Forecasters expected the storm, which has been dubbed a 'bomb cyclone', to be followed immediately by a blast of face-stinging cold air that could break records in more than two dozen cities.
Blizzard warnings and states of emergency were in wide effect, and wind gusts hit more than 113km/h in some places. Eastern Massachusetts and most of Rhode Island braced for as much as 7.5cm of snow per hour.
Four people were killed in North and South Carolina after their vehicles ran off snow-covered roads, authorities said. Another fatality was reported near Philadelphia when a car could not stop at the bottom of a steep, snow-covered hill and slammed into a commuter train. A passenger in the vehicle was killed. No one on the train was hurt.
In New Jersey, Orlando Igmat's car got stuck in a snowbank along the Garden State Parkway in Tinton Falls as he drove to work at Verizon. He waited a half hour for a tow truck to pull him out.
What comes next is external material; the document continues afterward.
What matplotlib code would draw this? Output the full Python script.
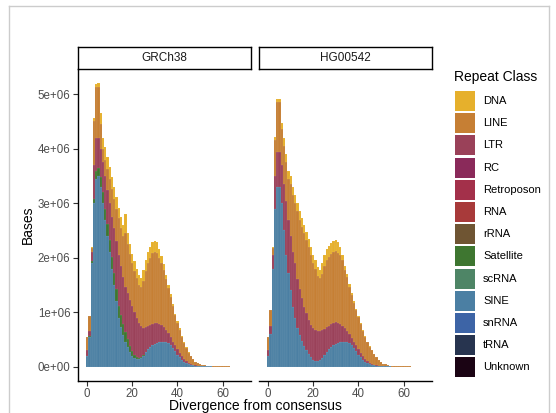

"I didn't expect it (the storm) was going to be a heavy one. That's why I went to work today. I'm going to stay in a hotel tonight," he said.
More than 100,000 homes and businesses lost power at some point, depriving many people of heat. Connecticut opened more than 100 warming centres in 34 towns. More than half of the outages - mostly in the South - were restored by Thursday afternoon (local time).
The high winds caused coastal flooding from Massachusetts to Maine, overwhelming fishing piers, streets and restaurants. The rising waters also stranded people in homes and cars.
National Weather Service meteorologist Dan Peterson said record low temperatures were predicted for 28 major cities across New England, eastern New York and the mid-Atlantic states by dawn Sunday.
Boston expected a low around minus 25C overnight Saturday into Sunday. Portland, Maine, and Burlington, Vermont, could see minus 28C, the weather service said.
State and local officials urged people to stay home so crews could clear away the snow. There were concerns in Boston and elsewhere that if roads were not properly cleared, the snow could freeze into cement-like ice after the cold blast arrives.
It was so cold in South Florida that iguanas fell from their perches in trees in suburban Miami. The reptiles became immobile when temperatures dipped below 5 degrees Celsius.